- _Task prompt_
Output the line that holds "Clone this diagram in TikZ.", the line that holds "coordinate[pos=.448] (k542) (ff.250);", and every line between them, exactly, but none of the pictures.

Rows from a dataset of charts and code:
---

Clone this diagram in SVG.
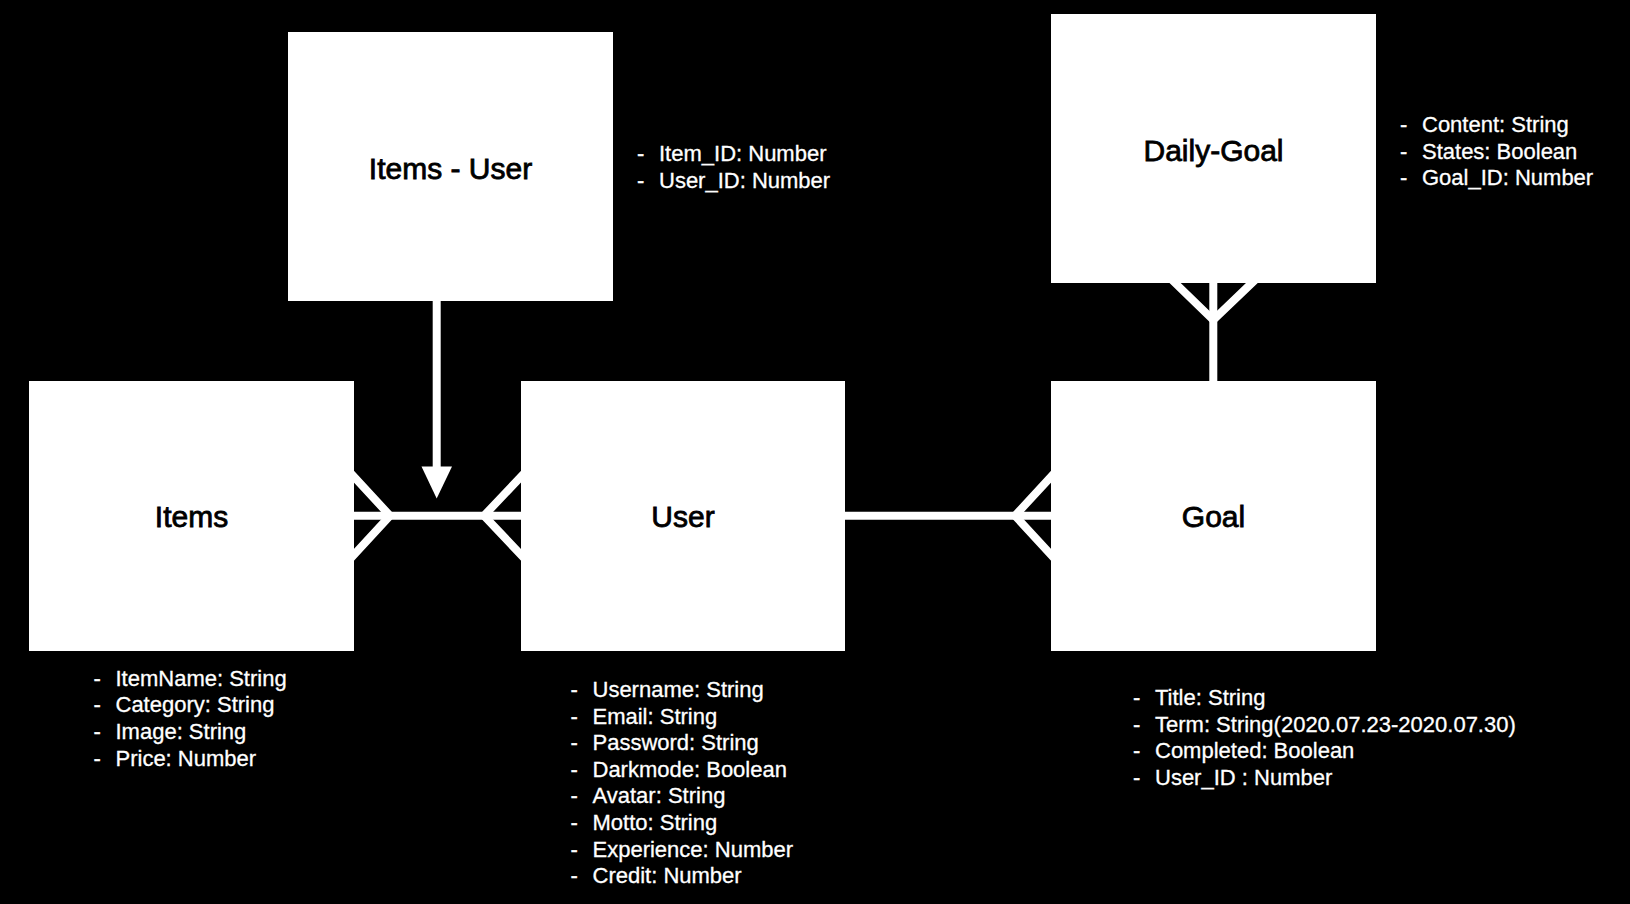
<svg xmlns="http://www.w3.org/2000/svg" width="1630" height="904" viewBox="0 0 1630 904">
<style>
.box{fill:#fff;stroke:none}
.title{font-family:"Liberation Sans",Arial,Helvetica,sans-serif;font-size:30px;fill:#000;stroke:#000;stroke-width:0.8px;text-anchor:middle}
.attr{font-family:"Liberation Sans",Arial,Helvetica,sans-serif;font-size:22px;fill:#fff;stroke:#fff;stroke-width:0.3px}
.conn{stroke:#fff;stroke-width:8;fill:none}
</style>
<rect x="0" y="0" width="1630" height="904" fill="#000"/>
<g id="connectors">
  <line class="conn" x1="436.7" y1="301" x2="436.7" y2="470"/>
  <polygon points="421.5,466.5 452,466.5 436.7,498.5" fill="#fff"/>
  <line class="conn" x1="350" y1="515.7" x2="525" y2="515.7"/>
  <polyline class="conn" points="351,473.5 390,515.7 351,558"/>
  <polyline class="conn" points="524,473.5 484,515.7 524,558"/>
  <line class="conn" x1="841" y1="515.7" x2="1055" y2="515.7"/>
  <polyline class="conn" points="1054,473.5 1015,515.7 1054,558"/>
  <line class="conn" x1="1213.3" y1="279" x2="1213.3" y2="385"/>
  <polyline class="conn" points="1172,280 1213.3,320 1255,280"/>
</g>
<g id="node-items-user">
  <rect class="box" x="288" y="32" width="325" height="269"/>
  <text class="title" x="450.5" y="179">Items - User</text>
  <text class="attr" y="161.3"><tspan x="637">-</tspan><tspan x="659">Item_ID: Number</tspan></text>
  <text class="attr" y="188.3"><tspan x="637">-</tspan><tspan x="659">User_ID: Number</tspan></text>
</g>
<g id="node-daily-goal">
  <rect class="box" x="1051" y="14" width="325" height="269"/>
  <text class="title" x="1213.5" y="161">Daily-Goal</text>
  <text class="attr" y="131.5"><tspan x="1400">-</tspan><tspan x="1422">Content: String</tspan></text>
  <text class="attr" y="158.5"><tspan x="1400">-</tspan><tspan x="1422">States: Boolean</tspan></text>
  <text class="attr" y="185"><tspan x="1400">-</tspan><tspan x="1422">Goal_ID: Number</tspan></text>
</g>
<g id="node-items">
  <rect class="box" x="29" y="381" width="325" height="270"/>
  <text class="title" x="191.5" y="526.7">Items</text>
  <text class="attr" y="685.5"><tspan x="93.5">-</tspan><tspan x="115.5">ItemName: String</tspan></text>
  <text class="attr" y="712.2"><tspan x="93.5">-</tspan><tspan x="115.5">Category: String</tspan></text>
  <text class="attr" y="738.9"><tspan x="93.5">-</tspan><tspan x="115.5">Image: String</tspan></text>
  <text class="attr" y="765.6"><tspan x="93.5">-</tspan><tspan x="115.5">Price: Number</tspan></text>
</g>
<g id="node-user">
  <rect class="box" x="521" y="381" width="324" height="270"/>
  <text class="title" x="683" y="526.7">User</text>
  <text class="attr" y="697"><tspan x="570.5">-</tspan><tspan x="592.5">Username: String</tspan></text>
  <text class="attr" y="723.6"><tspan x="570.5">-</tspan><tspan x="592.5">Email: String</tspan></text>
  <text class="attr" y="750.2"><tspan x="570.5">-</tspan><tspan x="592.5">Password: String</tspan></text>
  <text class="attr" y="776.8"><tspan x="570.5">-</tspan><tspan x="592.5">Darkmode: Boolean</tspan></text>
  <text class="attr" y="803.4"><tspan x="570.5">-</tspan><tspan x="592.5">Avatar: String</tspan></text>
  <text class="attr" y="830"><tspan x="570.5">-</tspan><tspan x="592.5">Motto: String</tspan></text>
  <text class="attr" y="856.6"><tspan x="570.5">-</tspan><tspan x="592.5">Experience: Number</tspan></text>
  <text class="attr" y="883.2"><tspan x="570.5">-</tspan><tspan x="592.5">Credit: Number</tspan></text>
</g>
<g id="node-goal">
  <rect class="box" x="1051" y="381" width="325" height="270"/>
  <text class="title" x="1213.5" y="526.7">Goal</text>
  <text class="attr" y="705.2"><tspan x="1133">-</tspan><tspan x="1155">Title: String</tspan></text>
  <text class="attr" y="731.8"><tspan x="1133">-</tspan><tspan x="1155">Term: String(2020.07.23-2020.07.30)</tspan></text>
  <text class="attr" y="758.4"><tspan x="1133">-</tspan><tspan x="1155">Completed: Boolean</tspan></text>
  <text class="attr" y="785"><tspan x="1133">-</tspan><tspan x="1155">User_ID : Number</tspan></text>
</g>
</svg>
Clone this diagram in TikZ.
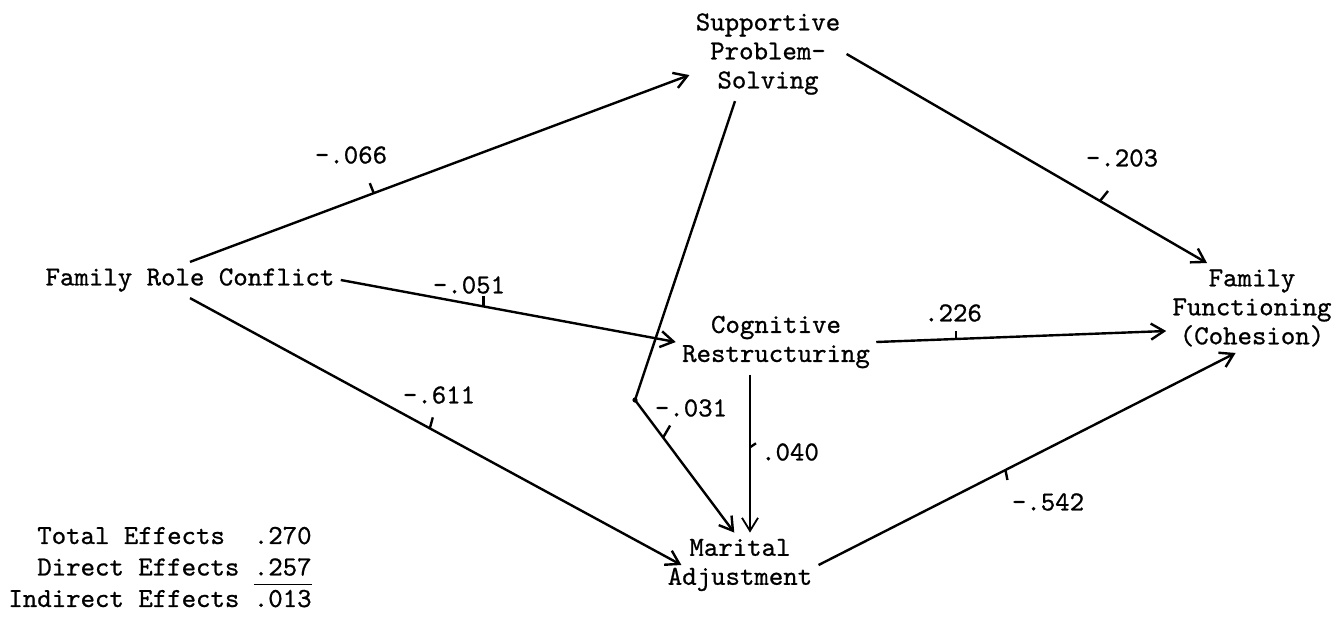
\documentclass[tikz,border=0pt]{standalone}
\usepackage{fontspec}
\setmonofont{lmmono10-regular.otf}[FakeBold=0.8]
\usepackage{tikz}
\usetikzlibrary{positioning,arrows.meta}

\begin{document}
\begin{tikzpicture}[x=0.5pt,y=-0.5pt,
	var/.style={font=\ttfamily\fontsize{13.75}{14.5}\selectfont, align=center, inner sep=3pt},
	coef/.style={font=\ttfamily\fontsize{13.75}{14.5}\selectfont, inner sep=0pt},
	link/.style={line width=1.2pt, -{Straight Barb[length=6.5pt,width=8pt]}},
	tick/.style={line width=1.2pt}]
\useasboundingbox (0,0) rectangle (1339,629);
\node[var] (frc) at (190,280) {Family Role Conflict};
\node[var] (sps) at (768,54) {Supportive\\Problem-\\Solving};
\node[var] (cr) at (776,342) {Cognitive\\Restructuring};
\node[var] (ma) at (740,565) {Marital\\Adjustment};
\node[var] (ff) at (1252,308) {Family\\Functioning\\(Cohesion)};
\coordinate (bend) at (635,400);

\draw[link] (frc.north) -- coordinate[pos=.368] (k066) (sps.195);
\draw[link] (frc.east) -- coordinate[pos=.426] (k051) (cr.west);
\draw[link] (frc.south) -- coordinate[pos=.488] (k611) ([xshift=10pt]ma.west);
\draw[link] (sps.235) -- (bend) -- coordinate[pos=.283] (k031) (ma.100);
\fill (bend) circle[radius=1.3pt];
\draw[link, line width=0.9pt] ([xshift=-13pt]cr.south) -- coordinate[pos=.46] (k040) ([xshift=-13pt]cr.south |- ma.north);
\draw[link] (cr.east) -- coordinate[pos=.274] (k226) (ff.195);
\draw[link] (sps.east) -- coordinate[pos=.703] (k203) (ff.135);
\draw[link] (ma.east) -- coordinate[pos=.448] (k542) (ff.250);

\draw[tick] (k066) -- ++(-4,-10);
\draw[tick] (k051) -- ++(0,-10);
\draw[tick] (k611) -- ++(3,-11);
\draw[tick] (k031) -- ++(7,-12);
\draw[tick] (k040) -- ++(6,-4);
\draw[tick] (k226) -- ++(0,-8);
\draw[tick] (k203) -- ++(8,-10);
\draw[tick] (k542) -- ++(2,10);

\node[coef] (c066) at (351,155) {-.066};
\node[coef] (c051) at (469,285) {-.051};
\node[coef] (c611) at (439,395) {-.611};
\node[coef] (c031) at (691,408) {-.031};
\node[coef] (c040) at (790,452) {.040};
\node[coef] (c226) at (953,313) {.226};
\node[coef] (c203) at (1122,158) {-.203};
\node[coef] (c542) at (1048,502) {-.542};

\node[coef, align=right, anchor=east, font=\ttfamily\fontsize{13.75}{15.75}\selectfont] (effects) at (312,567) {Total Effects\ \ .270\\Direct Effects \underline{\vphantom{y}.257}\\Indirect Effects .013};
\end{tikzpicture}
\end{document}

---

- _Complete answer_
Clone this diagram in TikZ.
\documentclass[tikz,border=0pt]{standalone}
\usepackage{fontspec}
\setmonofont{lmmono10-regular.otf}[FakeBold=0.8]
\usepackage{tikz}
\usetikzlibrary{positioning,arrows.meta}

\begin{document}
\begin{tikzpicture}[x=0.5pt,y=-0.5pt,
	var/.style={font=\ttfamily\fontsize{13.75}{14.5}\selectfont, align=center, inner sep=3pt},
	coef/.style={font=\ttfamily\fontsize{13.75}{14.5}\selectfont, inner sep=0pt},
	link/.style={line width=1.2pt, -{Straight Barb[length=6.5pt,width=8pt]}},
	tick/.style={line width=1.2pt}]
\useasboundingbox (0,0) rectangle (1339,629);
\node[var] (frc) at (190,280) {Family Role Conflict};
\node[var] (sps) at (768,54) {Supportive\\Problem-\\Solving};
\node[var] (cr) at (776,342) {Cognitive\\Restructuring};
\node[var] (ma) at (740,565) {Marital\\Adjustment};
\node[var] (ff) at (1252,308) {Family\\Functioning\\(Cohesion)};
\coordinate (bend) at (635,400);

\draw[link] (frc.north) -- coordinate[pos=.368] (k066) (sps.195);
\draw[link] (frc.east) -- coordinate[pos=.426] (k051) (cr.west);
\draw[link] (frc.south) -- coordinate[pos=.488] (k611) ([xshift=10pt]ma.west);
\draw[link] (sps.235) -- (bend) -- coordinate[pos=.283] (k031) (ma.100);
\fill (bend) circle[radius=1.3pt];
\draw[link, line width=0.9pt] ([xshift=-13pt]cr.south) -- coordinate[pos=.46] (k040) ([xshift=-13pt]cr.south |- ma.north);
\draw[link] (cr.east) -- coordinate[pos=.274] (k226) (ff.195);
\draw[link] (sps.east) -- coordinate[pos=.703] (k203) (ff.135);
\draw[link] (ma.east) -- coordinate[pos=.448] (k542) (ff.250);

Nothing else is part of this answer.